WHAT YOU ARE ASKED TO DO: Beginning with the first line, set down every line through the one containing "delta_ew = [3780, 10]", exactly as it appears, but not the pictures.

DATASET RECORDS:
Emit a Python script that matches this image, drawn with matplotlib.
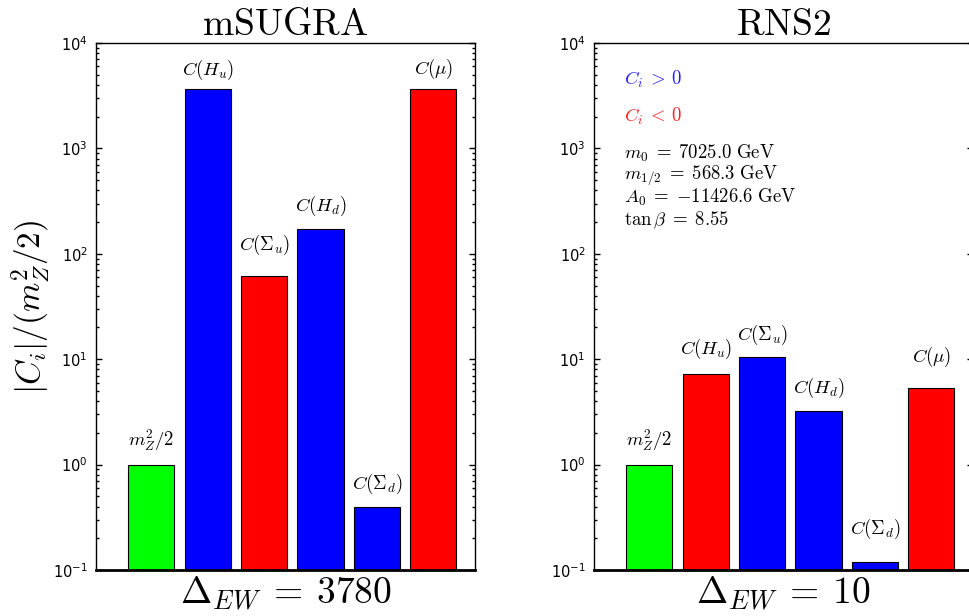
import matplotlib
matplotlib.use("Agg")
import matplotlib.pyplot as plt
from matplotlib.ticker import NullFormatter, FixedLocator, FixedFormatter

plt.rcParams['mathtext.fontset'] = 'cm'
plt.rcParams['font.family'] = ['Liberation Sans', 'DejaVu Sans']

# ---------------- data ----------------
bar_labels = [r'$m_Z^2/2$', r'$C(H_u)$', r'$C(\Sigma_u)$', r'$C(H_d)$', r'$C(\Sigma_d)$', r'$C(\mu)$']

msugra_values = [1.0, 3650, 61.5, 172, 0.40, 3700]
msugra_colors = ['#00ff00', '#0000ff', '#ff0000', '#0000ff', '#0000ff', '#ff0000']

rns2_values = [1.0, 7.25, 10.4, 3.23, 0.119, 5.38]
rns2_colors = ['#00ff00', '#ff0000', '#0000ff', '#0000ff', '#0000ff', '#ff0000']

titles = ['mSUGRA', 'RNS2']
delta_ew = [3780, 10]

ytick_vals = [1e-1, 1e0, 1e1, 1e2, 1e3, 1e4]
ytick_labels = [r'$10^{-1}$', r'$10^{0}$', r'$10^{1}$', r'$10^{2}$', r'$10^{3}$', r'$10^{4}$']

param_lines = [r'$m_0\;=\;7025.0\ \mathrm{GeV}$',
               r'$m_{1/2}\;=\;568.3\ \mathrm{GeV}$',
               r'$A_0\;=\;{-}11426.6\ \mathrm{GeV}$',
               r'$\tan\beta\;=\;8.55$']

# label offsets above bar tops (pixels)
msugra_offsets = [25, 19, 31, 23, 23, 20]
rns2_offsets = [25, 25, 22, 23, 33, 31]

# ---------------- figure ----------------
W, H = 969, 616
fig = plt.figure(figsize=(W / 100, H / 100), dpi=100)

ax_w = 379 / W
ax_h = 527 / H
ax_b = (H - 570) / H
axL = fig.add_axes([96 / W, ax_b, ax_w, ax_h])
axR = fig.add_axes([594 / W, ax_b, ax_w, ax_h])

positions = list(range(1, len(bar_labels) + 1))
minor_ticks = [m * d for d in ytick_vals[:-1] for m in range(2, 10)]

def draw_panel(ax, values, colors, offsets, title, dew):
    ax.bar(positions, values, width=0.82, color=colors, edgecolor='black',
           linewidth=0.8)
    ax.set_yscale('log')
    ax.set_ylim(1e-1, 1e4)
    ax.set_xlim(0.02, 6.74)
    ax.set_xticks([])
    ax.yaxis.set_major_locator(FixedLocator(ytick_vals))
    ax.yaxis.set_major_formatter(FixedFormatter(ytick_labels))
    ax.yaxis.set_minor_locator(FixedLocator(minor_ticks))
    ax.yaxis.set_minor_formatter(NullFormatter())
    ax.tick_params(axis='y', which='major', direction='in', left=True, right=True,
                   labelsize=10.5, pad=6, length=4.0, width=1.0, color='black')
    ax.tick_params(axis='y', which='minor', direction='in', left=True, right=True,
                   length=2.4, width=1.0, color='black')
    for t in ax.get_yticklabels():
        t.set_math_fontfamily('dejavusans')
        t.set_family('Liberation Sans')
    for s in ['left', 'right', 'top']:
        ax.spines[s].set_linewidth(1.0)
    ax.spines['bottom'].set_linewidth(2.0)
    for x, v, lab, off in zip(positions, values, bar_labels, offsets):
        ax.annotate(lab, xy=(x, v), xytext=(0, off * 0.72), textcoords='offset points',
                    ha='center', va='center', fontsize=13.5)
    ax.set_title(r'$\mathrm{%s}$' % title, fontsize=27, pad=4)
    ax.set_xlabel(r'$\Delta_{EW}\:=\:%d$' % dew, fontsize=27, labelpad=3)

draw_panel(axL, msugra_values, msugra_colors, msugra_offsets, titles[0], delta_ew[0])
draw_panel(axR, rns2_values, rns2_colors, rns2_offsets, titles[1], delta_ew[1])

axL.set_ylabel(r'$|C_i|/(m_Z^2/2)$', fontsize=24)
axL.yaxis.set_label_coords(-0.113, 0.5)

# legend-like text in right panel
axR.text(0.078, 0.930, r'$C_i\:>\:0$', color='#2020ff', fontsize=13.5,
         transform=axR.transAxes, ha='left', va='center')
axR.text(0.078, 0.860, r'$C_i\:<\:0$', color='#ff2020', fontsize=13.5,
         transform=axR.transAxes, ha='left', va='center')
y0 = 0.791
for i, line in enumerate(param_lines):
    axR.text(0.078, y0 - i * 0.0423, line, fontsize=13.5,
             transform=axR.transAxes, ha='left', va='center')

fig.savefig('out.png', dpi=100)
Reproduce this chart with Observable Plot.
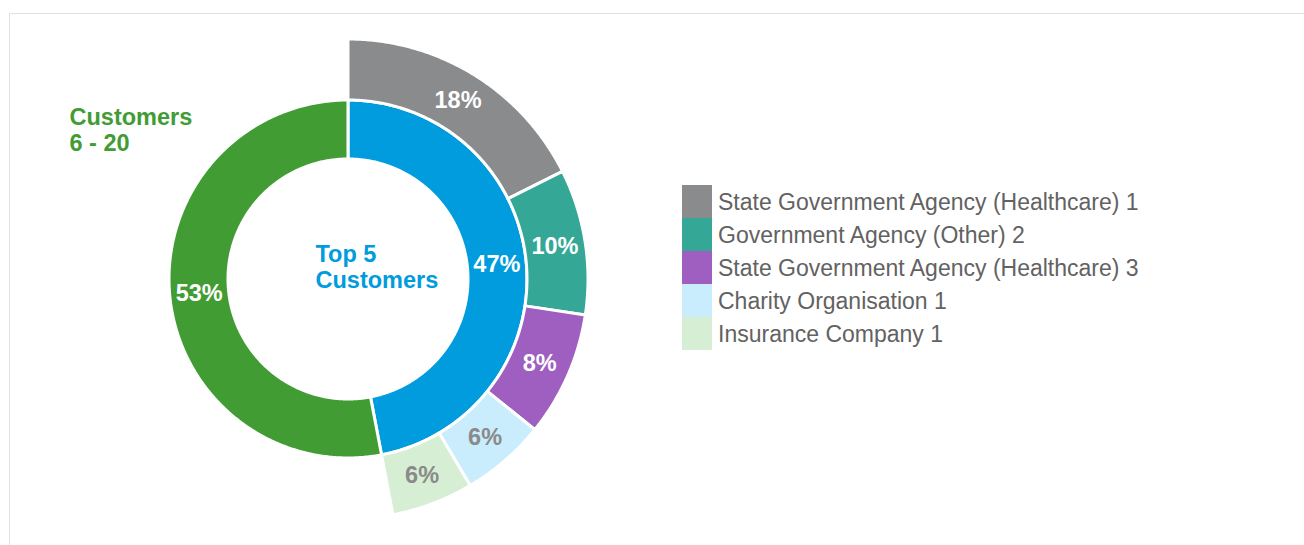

EXPECTED ANSWER:
Emit a Python script that matches this image, drawn with matplotlib.
import matplotlib
matplotlib.use("Agg")
import matplotlib.pyplot as plt
from matplotlib.ticker import NullFormatter, FixedLocator, FixedFormatter

plt.rcParams['mathtext.fontset'] = 'cm'
plt.rcParams['font.family'] = ['Liberation Sans', 'DejaVu Sans']

# ---------------- data ----------------
bar_labels = [r'$m_Z^2/2$', r'$C(H_u)$', r'$C(\Sigma_u)$', r'$C(H_d)$', r'$C(\Sigma_d)$', r'$C(\mu)$']

msugra_values = [1.0, 3650, 61.5, 172, 0.40, 3700]
msugra_colors = ['#00ff00', '#0000ff', '#ff0000', '#0000ff', '#0000ff', '#ff0000']

rns2_values = [1.0, 7.25, 10.4, 3.23, 0.119, 5.38]
rns2_colors = ['#00ff00', '#ff0000', '#0000ff', '#0000ff', '#0000ff', '#ff0000']

titles = ['mSUGRA', 'RNS2']
delta_ew = [3780, 10]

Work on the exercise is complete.